_PROBLEM STATEMENT_
Reproduce the listing below exactly. Pictures do not belong in the copy.

▽

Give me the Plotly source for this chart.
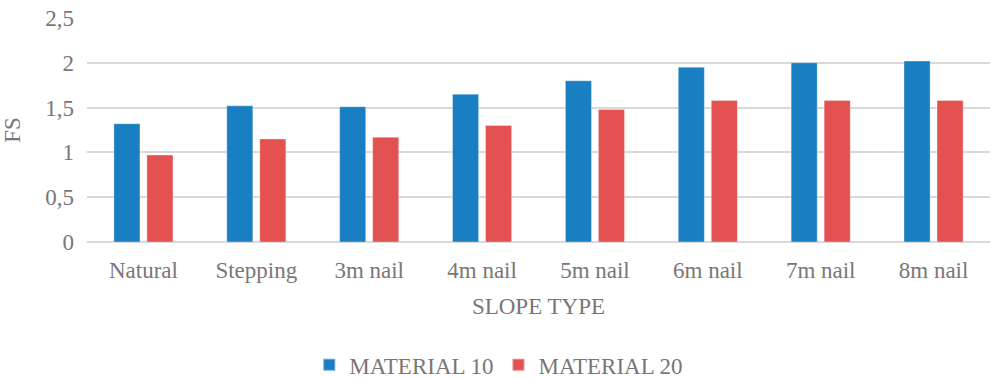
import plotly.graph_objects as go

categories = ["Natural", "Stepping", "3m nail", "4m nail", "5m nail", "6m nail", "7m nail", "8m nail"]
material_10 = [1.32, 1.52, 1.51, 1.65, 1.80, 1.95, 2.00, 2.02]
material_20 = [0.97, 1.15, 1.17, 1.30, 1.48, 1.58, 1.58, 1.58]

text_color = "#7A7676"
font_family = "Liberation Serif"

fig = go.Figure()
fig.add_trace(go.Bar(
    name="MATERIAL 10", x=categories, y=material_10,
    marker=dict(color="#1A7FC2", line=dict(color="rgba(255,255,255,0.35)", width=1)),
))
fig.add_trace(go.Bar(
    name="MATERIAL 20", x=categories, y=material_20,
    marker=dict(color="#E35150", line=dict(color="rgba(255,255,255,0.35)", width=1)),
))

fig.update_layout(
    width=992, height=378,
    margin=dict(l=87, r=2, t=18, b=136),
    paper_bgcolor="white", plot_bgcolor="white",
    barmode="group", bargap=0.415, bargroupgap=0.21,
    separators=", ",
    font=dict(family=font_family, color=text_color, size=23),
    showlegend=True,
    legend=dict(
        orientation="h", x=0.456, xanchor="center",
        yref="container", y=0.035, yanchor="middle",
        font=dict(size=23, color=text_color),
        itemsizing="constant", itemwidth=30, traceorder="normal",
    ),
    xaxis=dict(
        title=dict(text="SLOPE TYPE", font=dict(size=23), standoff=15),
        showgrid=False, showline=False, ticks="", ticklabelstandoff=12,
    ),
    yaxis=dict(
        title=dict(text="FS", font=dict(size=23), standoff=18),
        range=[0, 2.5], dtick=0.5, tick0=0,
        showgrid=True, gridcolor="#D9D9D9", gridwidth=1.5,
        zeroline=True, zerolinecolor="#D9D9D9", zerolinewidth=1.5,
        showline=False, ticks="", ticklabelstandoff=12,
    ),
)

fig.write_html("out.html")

△

_SOLUTION TO THIS EXERCISE_
Give me the Plotly source for this chart.
import plotly.graph_objects as go

categories = ["Natural", "Stepping", "3m nail", "4m nail", "5m nail", "6m nail", "7m nail", "8m nail"]
material_10 = [1.32, 1.52, 1.51, 1.65, 1.80, 1.95, 2.00, 2.02]
material_20 = [0.97, 1.15, 1.17, 1.30, 1.48, 1.58, 1.58, 1.58]

text_color = "#7A7676"
font_family = "Liberation Serif"

fig = go.Figure()
fig.add_trace(go.Bar(
    name="MATERIAL 10", x=categories, y=material_10,
    marker=dict(color="#1A7FC2", line=dict(color="rgba(255,255,255,0.35)", width=1)),
))
fig.add_trace(go.Bar(
    name="MATERIAL 20", x=categories, y=material_20,
    marker=dict(color="#E35150", line=dict(color="rgba(255,255,255,0.35)", width=1)),
))

fig.update_layout(
    width=992, height=378,
    margin=dict(l=87, r=2, t=18, b=136),
    paper_bgcolor="white", plot_bgcolor="white",
    barmode="group", bargap=0.415, bargroupgap=0.21,
    separators=", ",
    font=dict(family=font_family, color=text_color, size=23),
    showlegend=True,
    legend=dict(
        orientation="h", x=0.456, xanchor="center",
        yref="container", y=0.035, yanchor="middle",
        font=dict(size=23, color=text_color),
        itemsizing="constant", itemwidth=30, traceorder="normal",
    ),
    xaxis=dict(
        title=dict(text="SLOPE TYPE", font=dict(size=23), standoff=15),
        showgrid=False, showline=False, ticks="", ticklabelstandoff=12,
    ),
    yaxis=dict(
        title=dict(text="FS", font=dict(size=23), standoff=18),
        range=[0, 2.5], dtick=0.5, tick0=0,
        showgrid=True, gridcolor="#D9D9D9", gridwidth=1.5,
        zeroline=True, zerolinecolor="#D9D9D9", zerolinewidth=1.5,
        showline=False, ticks="", ticklabelstandoff=12,
    ),
)

fig.write_html("out.html")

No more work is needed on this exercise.